Not only that, but this is one of the few systems that truly places the emphasis on skill rather that stats. Unlike other MMORPGs that focus on your ability to absorb and mitigate damage, Blade and Soul emphasizes your ability to block or avoid it altogether. While each class does have its own versions of self-heals, none of them are the "get out of jail free" cards that we have come to expect from typical MMORPG classes.
But what really got me excited was when an NCsoft representative was able to confirm that, due to your ability to avoid damage altogether, it was fully possible to run a dungeon solo—there are even achievements for doing so. This sort of skill-based system means that combat is a joy, even against the computer-controlled enemies you'll spend hundreds of hours killing. Mastering your combos, knowing how to anticipate an enemy's attack, and understanding the nuances of movement, grappling, and debuffing your opponents makes Blade and Soul one of the most enjoyable MMORPGs to actually play.
As great as that combat is, I cannot help but feel a little disappointed by how familiar so much of the game feels. When a team of developers came to walk us through what a high level dungeon run might look like, unveiling the new E-Fleet Supply Chain dungeon at the same time, I walked away a disappointed by what I saw. For as innovative as Blade and Soul might be in its combat, the structure in which that combat is employed is so painfully similar to every other MMORPG on the market that, for anyone already tiring of the same quests and same dungeons, Blade and Soul might be a hard sell.
The E-Fleet Supply Chain was a gorgeous pirate themed environment that the team took us through, but beyond the pleasing visuals, there was little that excited me. Hordes of easily disposable trash monsters clogged the arteries between boss rooms, and the bosses themselves were the same grab-bag of tricks that have been used in MMO dungeons since pre-expansion World of Warcraft. While I can appreciate the nuance of a combat system free from the restraints of the "holy trinity" of classes (one that takes damage, one that deals damage, and one that heals damage), the strategies of each fight felt overly familiar.
The final boss, Poharan, a stylish woman wielding a gatling gun, had any excitement spoiled when the developer walking us through her encounter explained the mechanics. Every once in awhile, Poharan will trigger an ability that requires a member of the party to pull a lever that activates steam vents for the party to stand on. If they do it in time, Poharan's icy blast will be rendered useless. It feels like pretty routine stuff for a dungeon.
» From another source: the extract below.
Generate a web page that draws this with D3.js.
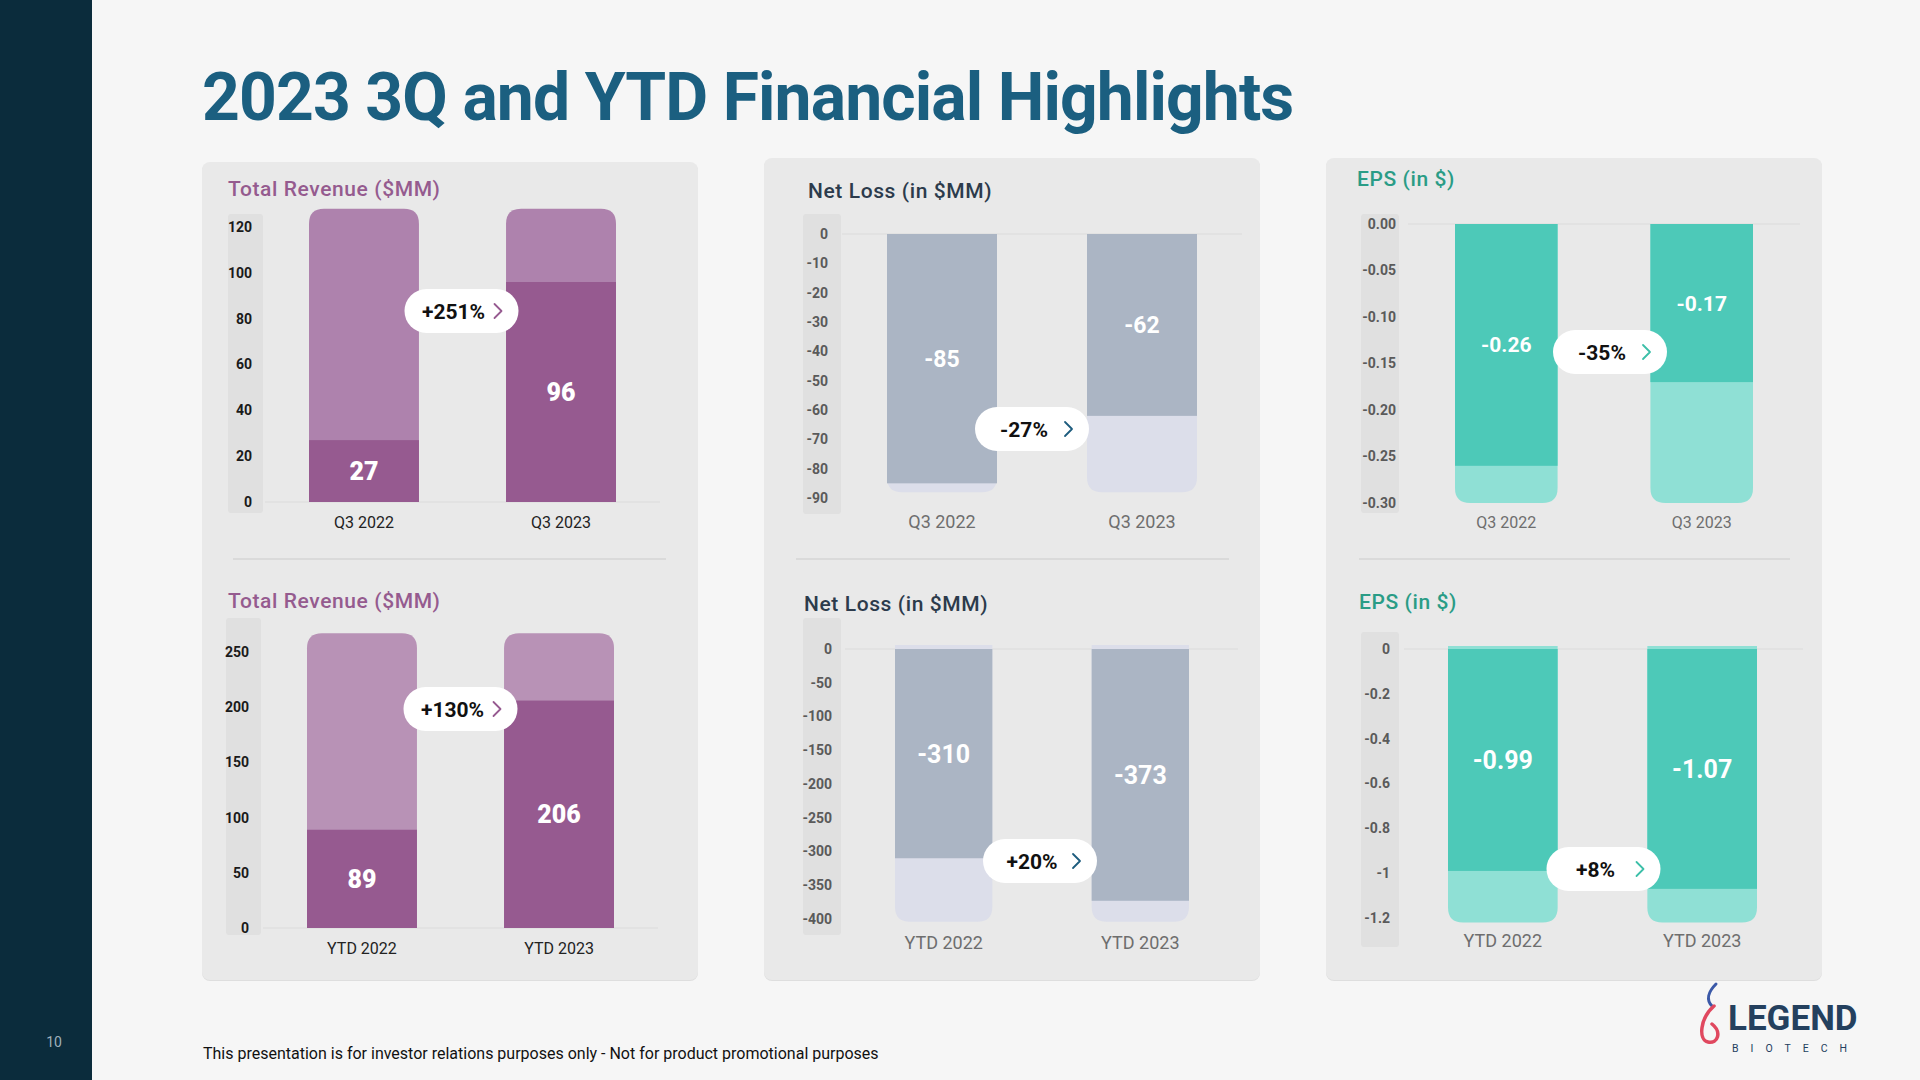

It's absolutely challenging, but not very original.
Where I feel torn over this is the fact that Blade and Soul's combat adds a layer of challenge to the mix that might just prove engaging enough to power through those moments of intense familiarity. It also is worth mentioning that, while these mechanics aren't anything revolutionary, they are done well and they look great.
But I'm just not quite convinced that the massively multiplayer aspect of Blade and Soul is going to be worth it. Nor am I convinced that competitively minded players are going to stomach the enforced level grind in order to enjoy the otherwise brilliant player versus player combat. Blade and Soul feels like it is at odds with the various aspects of itself, and I have to wonder if the competitive side might be better off totally unchained to the MMORPG side—especially for those who don't want to deal with the tedium of yet another level grind.
But be that as it may, there is no question that Blade and Soul has me excited to try it out when it releases on January 19th (hell, I'll probably jump in for the upcoming beta weekends because I can't wait). Seeing it in action in South Korea, and watching the 2015 World Championships (more thoughts on that to come later in the week) has me more interested in this eastern MMORPG than I've ever been. More than that, I'm interested to find out for myself whether or not the things that Blade and Soul gets right are enough to carry it through the areas where it does little new or interesting. Blade and Soul might not be just another Korean MMO, but I'm a little nervous that, at its very best, it is still little more than another MMO.
Disclaimer: Travel and accommodations to South Korea were provided by NCsoft. They have not requested, nor were granted any oversight on the topics or opinions expressed in the coverage derived from this trip.